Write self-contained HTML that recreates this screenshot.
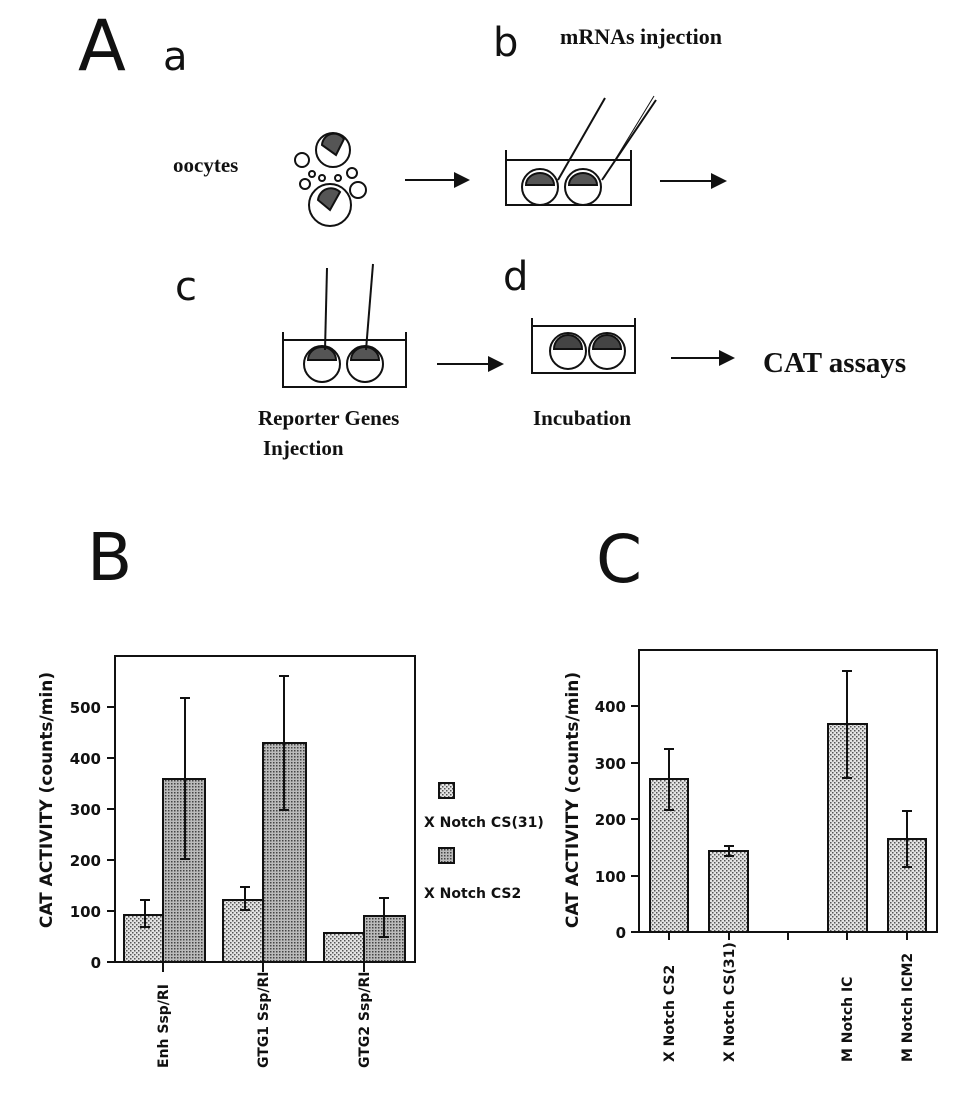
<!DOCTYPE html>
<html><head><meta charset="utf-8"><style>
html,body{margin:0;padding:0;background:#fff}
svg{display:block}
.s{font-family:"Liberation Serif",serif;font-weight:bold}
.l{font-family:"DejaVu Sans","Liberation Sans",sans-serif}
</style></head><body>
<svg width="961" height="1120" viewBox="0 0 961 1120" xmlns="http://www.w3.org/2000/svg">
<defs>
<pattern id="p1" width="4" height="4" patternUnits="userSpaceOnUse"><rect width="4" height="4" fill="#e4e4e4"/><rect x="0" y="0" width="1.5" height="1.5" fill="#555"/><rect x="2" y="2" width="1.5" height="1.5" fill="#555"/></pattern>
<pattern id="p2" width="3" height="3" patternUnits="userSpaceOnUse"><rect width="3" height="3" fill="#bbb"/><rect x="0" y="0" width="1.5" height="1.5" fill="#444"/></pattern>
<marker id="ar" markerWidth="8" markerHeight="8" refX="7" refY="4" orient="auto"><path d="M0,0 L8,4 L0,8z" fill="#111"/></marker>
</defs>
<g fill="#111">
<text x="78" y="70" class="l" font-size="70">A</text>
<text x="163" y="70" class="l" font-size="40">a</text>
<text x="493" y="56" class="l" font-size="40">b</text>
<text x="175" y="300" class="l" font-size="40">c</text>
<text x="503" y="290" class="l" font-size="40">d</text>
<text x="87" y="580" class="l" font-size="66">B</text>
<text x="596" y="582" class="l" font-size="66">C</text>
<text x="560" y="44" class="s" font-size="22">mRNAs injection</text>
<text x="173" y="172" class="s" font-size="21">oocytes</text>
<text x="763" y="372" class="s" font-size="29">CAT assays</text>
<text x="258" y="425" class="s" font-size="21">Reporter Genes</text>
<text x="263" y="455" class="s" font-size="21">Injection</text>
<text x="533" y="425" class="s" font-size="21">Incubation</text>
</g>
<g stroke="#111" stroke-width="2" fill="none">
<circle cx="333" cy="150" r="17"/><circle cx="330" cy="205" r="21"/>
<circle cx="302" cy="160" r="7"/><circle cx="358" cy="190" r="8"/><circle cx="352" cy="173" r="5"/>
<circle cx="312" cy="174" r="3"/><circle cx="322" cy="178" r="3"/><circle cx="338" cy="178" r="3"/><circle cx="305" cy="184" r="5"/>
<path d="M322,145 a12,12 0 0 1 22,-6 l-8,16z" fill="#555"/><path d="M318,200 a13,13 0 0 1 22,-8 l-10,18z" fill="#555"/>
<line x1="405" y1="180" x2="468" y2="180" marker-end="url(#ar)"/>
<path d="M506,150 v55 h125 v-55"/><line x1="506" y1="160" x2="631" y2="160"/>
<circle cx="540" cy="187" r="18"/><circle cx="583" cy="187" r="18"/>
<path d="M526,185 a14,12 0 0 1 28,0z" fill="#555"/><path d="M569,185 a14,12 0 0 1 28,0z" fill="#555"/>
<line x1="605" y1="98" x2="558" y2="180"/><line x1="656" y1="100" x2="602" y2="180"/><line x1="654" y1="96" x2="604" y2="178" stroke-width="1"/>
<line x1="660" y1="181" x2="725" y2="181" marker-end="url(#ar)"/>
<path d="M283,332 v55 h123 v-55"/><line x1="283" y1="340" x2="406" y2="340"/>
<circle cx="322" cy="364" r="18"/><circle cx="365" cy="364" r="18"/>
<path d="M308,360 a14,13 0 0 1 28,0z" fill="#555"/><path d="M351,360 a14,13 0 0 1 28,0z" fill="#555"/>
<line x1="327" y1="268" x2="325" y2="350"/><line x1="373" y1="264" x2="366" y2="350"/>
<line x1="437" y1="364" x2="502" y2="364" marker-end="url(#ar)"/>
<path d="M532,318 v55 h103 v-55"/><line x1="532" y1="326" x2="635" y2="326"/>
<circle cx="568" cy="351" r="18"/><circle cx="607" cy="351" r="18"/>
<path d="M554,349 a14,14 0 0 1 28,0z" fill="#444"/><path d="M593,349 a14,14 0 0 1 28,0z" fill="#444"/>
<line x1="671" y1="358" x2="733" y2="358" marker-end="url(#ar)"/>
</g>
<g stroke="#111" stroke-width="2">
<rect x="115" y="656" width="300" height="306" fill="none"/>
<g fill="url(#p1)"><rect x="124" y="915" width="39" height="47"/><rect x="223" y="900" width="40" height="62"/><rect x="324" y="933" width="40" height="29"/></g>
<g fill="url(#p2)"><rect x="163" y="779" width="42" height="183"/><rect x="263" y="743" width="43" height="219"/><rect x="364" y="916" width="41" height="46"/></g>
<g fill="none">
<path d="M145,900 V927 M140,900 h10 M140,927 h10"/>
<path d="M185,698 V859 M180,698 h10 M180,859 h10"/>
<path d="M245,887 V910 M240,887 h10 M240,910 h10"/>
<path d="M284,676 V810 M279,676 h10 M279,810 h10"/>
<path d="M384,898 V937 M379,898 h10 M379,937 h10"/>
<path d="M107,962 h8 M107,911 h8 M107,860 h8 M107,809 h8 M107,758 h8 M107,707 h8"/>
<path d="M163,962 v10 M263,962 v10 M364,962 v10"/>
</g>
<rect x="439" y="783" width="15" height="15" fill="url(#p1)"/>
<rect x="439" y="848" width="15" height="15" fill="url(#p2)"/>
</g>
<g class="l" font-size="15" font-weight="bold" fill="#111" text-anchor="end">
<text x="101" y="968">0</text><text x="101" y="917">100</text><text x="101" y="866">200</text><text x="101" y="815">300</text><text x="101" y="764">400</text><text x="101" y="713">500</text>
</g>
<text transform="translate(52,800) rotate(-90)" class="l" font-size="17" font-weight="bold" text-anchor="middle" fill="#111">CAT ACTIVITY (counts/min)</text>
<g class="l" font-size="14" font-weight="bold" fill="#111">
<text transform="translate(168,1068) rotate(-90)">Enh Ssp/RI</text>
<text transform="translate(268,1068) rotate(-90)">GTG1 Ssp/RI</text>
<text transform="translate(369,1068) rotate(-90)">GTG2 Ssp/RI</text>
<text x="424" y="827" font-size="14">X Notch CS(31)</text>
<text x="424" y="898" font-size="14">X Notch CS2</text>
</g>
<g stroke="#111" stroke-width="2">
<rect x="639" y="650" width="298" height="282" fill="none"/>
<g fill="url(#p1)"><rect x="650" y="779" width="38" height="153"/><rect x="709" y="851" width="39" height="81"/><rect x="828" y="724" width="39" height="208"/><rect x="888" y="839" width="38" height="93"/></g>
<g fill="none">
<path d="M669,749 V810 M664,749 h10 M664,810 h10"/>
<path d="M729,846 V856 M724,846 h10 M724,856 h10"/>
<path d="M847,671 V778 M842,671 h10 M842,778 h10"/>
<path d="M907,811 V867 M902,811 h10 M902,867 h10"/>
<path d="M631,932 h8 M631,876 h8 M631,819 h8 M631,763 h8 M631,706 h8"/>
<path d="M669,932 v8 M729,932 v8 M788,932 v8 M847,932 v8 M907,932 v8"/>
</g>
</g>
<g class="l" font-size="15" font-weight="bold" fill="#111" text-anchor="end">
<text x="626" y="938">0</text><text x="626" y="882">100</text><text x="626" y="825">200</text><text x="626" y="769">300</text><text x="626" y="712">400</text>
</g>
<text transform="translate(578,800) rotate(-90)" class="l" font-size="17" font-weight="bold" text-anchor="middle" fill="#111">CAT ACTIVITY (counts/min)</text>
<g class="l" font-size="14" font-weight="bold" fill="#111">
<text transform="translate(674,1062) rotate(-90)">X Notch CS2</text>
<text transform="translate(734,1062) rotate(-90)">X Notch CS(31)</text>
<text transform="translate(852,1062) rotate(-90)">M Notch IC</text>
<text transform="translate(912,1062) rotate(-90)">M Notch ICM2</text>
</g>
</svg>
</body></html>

> What is required
Return the listing above word for word, with the pictures removed.

> Answer to this problem
Write self-contained HTML that recreates this screenshot.
<!DOCTYPE html>
<html><head><meta charset="utf-8"><style>
html,body{margin:0;padding:0;background:#fff}
svg{display:block}
.s{font-family:"Liberation Serif",serif;font-weight:bold}
.l{font-family:"DejaVu Sans","Liberation Sans",sans-serif}
</style></head><body>
<svg width="961" height="1120" viewBox="0 0 961 1120" xmlns="http://www.w3.org/2000/svg">
<defs>
<pattern id="p1" width="4" height="4" patternUnits="userSpaceOnUse"><rect width="4" height="4" fill="#e4e4e4"/><rect x="0" y="0" width="1.5" height="1.5" fill="#555"/><rect x="2" y="2" width="1.5" height="1.5" fill="#555"/></pattern>
<pattern id="p2" width="3" height="3" patternUnits="userSpaceOnUse"><rect width="3" height="3" fill="#bbb"/><rect x="0" y="0" width="1.5" height="1.5" fill="#444"/></pattern>
<marker id="ar" markerWidth="8" markerHeight="8" refX="7" refY="4" orient="auto"><path d="M0,0 L8,4 L0,8z" fill="#111"/></marker>
</defs>
<g fill="#111">
<text x="78" y="70" class="l" font-size="70">A</text>
<text x="163" y="70" class="l" font-size="40">a</text>
<text x="493" y="56" class="l" font-size="40">b</text>
<text x="175" y="300" class="l" font-size="40">c</text>
<text x="503" y="290" class="l" font-size="40">d</text>
<text x="87" y="580" class="l" font-size="66">B</text>
<text x="596" y="582" class="l" font-size="66">C</text>
<text x="560" y="44" class="s" font-size="22">mRNAs injection</text>
<text x="173" y="172" class="s" font-size="21">oocytes</text>
<text x="763" y="372" class="s" font-size="29">CAT assays</text>
<text x="258" y="425" class="s" font-size="21">Reporter Genes</text>
<text x="263" y="455" class="s" font-size="21">Injection</text>
<text x="533" y="425" class="s" font-size="21">Incubation</text>
</g>
<g stroke="#111" stroke-width="2" fill="none">
<circle cx="333" cy="150" r="17"/><circle cx="330" cy="205" r="21"/>
<circle cx="302" cy="160" r="7"/><circle cx="358" cy="190" r="8"/><circle cx="352" cy="173" r="5"/>
<circle cx="312" cy="174" r="3"/><circle cx="322" cy="178" r="3"/><circle cx="338" cy="178" r="3"/><circle cx="305" cy="184" r="5"/>
<path d="M322,145 a12,12 0 0 1 22,-6 l-8,16z" fill="#555"/><path d="M318,200 a13,13 0 0 1 22,-8 l-10,18z" fill="#555"/>
<line x1="405" y1="180" x2="468" y2="180" marker-end="url(#ar)"/>
<path d="M506,150 v55 h125 v-55"/><line x1="506" y1="160" x2="631" y2="160"/>
<circle cx="540" cy="187" r="18"/><circle cx="583" cy="187" r="18"/>
<path d="M526,185 a14,12 0 0 1 28,0z" fill="#555"/><path d="M569,185 a14,12 0 0 1 28,0z" fill="#555"/>
<line x1="605" y1="98" x2="558" y2="180"/><line x1="656" y1="100" x2="602" y2="180"/><line x1="654" y1="96" x2="604" y2="178" stroke-width="1"/>
<line x1="660" y1="181" x2="725" y2="181" marker-end="url(#ar)"/>
<path d="M283,332 v55 h123 v-55"/><line x1="283" y1="340" x2="406" y2="340"/>
<circle cx="322" cy="364" r="18"/><circle cx="365" cy="364" r="18"/>
<path d="M308,360 a14,13 0 0 1 28,0z" fill="#555"/><path d="M351,360 a14,13 0 0 1 28,0z" fill="#555"/>
<line x1="327" y1="268" x2="325" y2="350"/><line x1="373" y1="264" x2="366" y2="350"/>
<line x1="437" y1="364" x2="502" y2="364" marker-end="url(#ar)"/>
<path d="M532,318 v55 h103 v-55"/><line x1="532" y1="326" x2="635" y2="326"/>
<circle cx="568" cy="351" r="18"/><circle cx="607" cy="351" r="18"/>
<path d="M554,349 a14,14 0 0 1 28,0z" fill="#444"/><path d="M593,349 a14,14 0 0 1 28,0z" fill="#444"/>
<line x1="671" y1="358" x2="733" y2="358" marker-end="url(#ar)"/>
</g>
<g stroke="#111" stroke-width="2">
<rect x="115" y="656" width="300" height="306" fill="none"/>
<g fill="url(#p1)"><rect x="124" y="915" width="39" height="47"/><rect x="223" y="900" width="40" height="62"/><rect x="324" y="933" width="40" height="29"/></g>
<g fill="url(#p2)"><rect x="163" y="779" width="42" height="183"/><rect x="263" y="743" width="43" height="219"/><rect x="364" y="916" width="41" height="46"/></g>
<g fill="none">
<path d="M145,900 V927 M140,900 h10 M140,927 h10"/>
<path d="M185,698 V859 M180,698 h10 M180,859 h10"/>
<path d="M245,887 V910 M240,887 h10 M240,910 h10"/>
<path d="M284,676 V810 M279,676 h10 M279,810 h10"/>
<path d="M384,898 V937 M379,898 h10 M379,937 h10"/>
<path d="M107,962 h8 M107,911 h8 M107,860 h8 M107,809 h8 M107,758 h8 M107,707 h8"/>
<path d="M163,962 v10 M263,962 v10 M364,962 v10"/>
</g>
<rect x="439" y="783" width="15" height="15" fill="url(#p1)"/>
<rect x="439" y="848" width="15" height="15" fill="url(#p2)"/>
</g>
<g class="l" font-size="15" font-weight="bold" fill="#111" text-anchor="end">
<text x="101" y="968">0</text><text x="101" y="917">100</text><text x="101" y="866">200</text><text x="101" y="815">300</text><text x="101" y="764">400</text><text x="101" y="713">500</text>
</g>
<text transform="translate(52,800) rotate(-90)" class="l" font-size="17" font-weight="bold" text-anchor="middle" fill="#111">CAT ACTIVITY (counts/min)</text>
<g class="l" font-size="14" font-weight="bold" fill="#111">
<text transform="translate(168,1068) rotate(-90)">Enh Ssp/RI</text>
<text transform="translate(268,1068) rotate(-90)">GTG1 Ssp/RI</text>
<text transform="translate(369,1068) rotate(-90)">GTG2 Ssp/RI</text>
<text x="424" y="827" font-size="14">X Notch CS(31)</text>
<text x="424" y="898" font-size="14">X Notch CS2</text>
</g>
<g stroke="#111" stroke-width="2">
<rect x="639" y="650" width="298" height="282" fill="none"/>
<g fill="url(#p1)"><rect x="650" y="779" width="38" height="153"/><rect x="709" y="851" width="39" height="81"/><rect x="828" y="724" width="39" height="208"/><rect x="888" y="839" width="38" height="93"/></g>
<g fill="none">
<path d="M669,749 V810 M664,749 h10 M664,810 h10"/>
<path d="M729,846 V856 M724,846 h10 M724,856 h10"/>
<path d="M847,671 V778 M842,671 h10 M842,778 h10"/>
<path d="M907,811 V867 M902,811 h10 M902,867 h10"/>
<path d="M631,932 h8 M631,876 h8 M631,819 h8 M631,763 h8 M631,706 h8"/>
<path d="M669,932 v8 M729,932 v8 M788,932 v8 M847,932 v8 M907,932 v8"/>
</g>
</g>
<g class="l" font-size="15" font-weight="bold" fill="#111" text-anchor="end">
<text x="626" y="938">0</text><text x="626" y="882">100</text><text x="626" y="825">200</text><text x="626" y="769">300</text><text x="626" y="712">400</text>
</g>
<text transform="translate(578,800) rotate(-90)" class="l" font-size="17" font-weight="bold" text-anchor="middle" fill="#111">CAT ACTIVITY (counts/min)</text>
<g class="l" font-size="14" font-weight="bold" fill="#111">
<text transform="translate(674,1062) rotate(-90)">X Notch CS2</text>
<text transform="translate(734,1062) rotate(-90)">X Notch CS(31)</text>
<text transform="translate(852,1062) rotate(-90)">M Notch IC</text>
<text transform="translate(912,1062) rotate(-90)">M Notch ICM2</text>
</g>
</svg>
</body></html>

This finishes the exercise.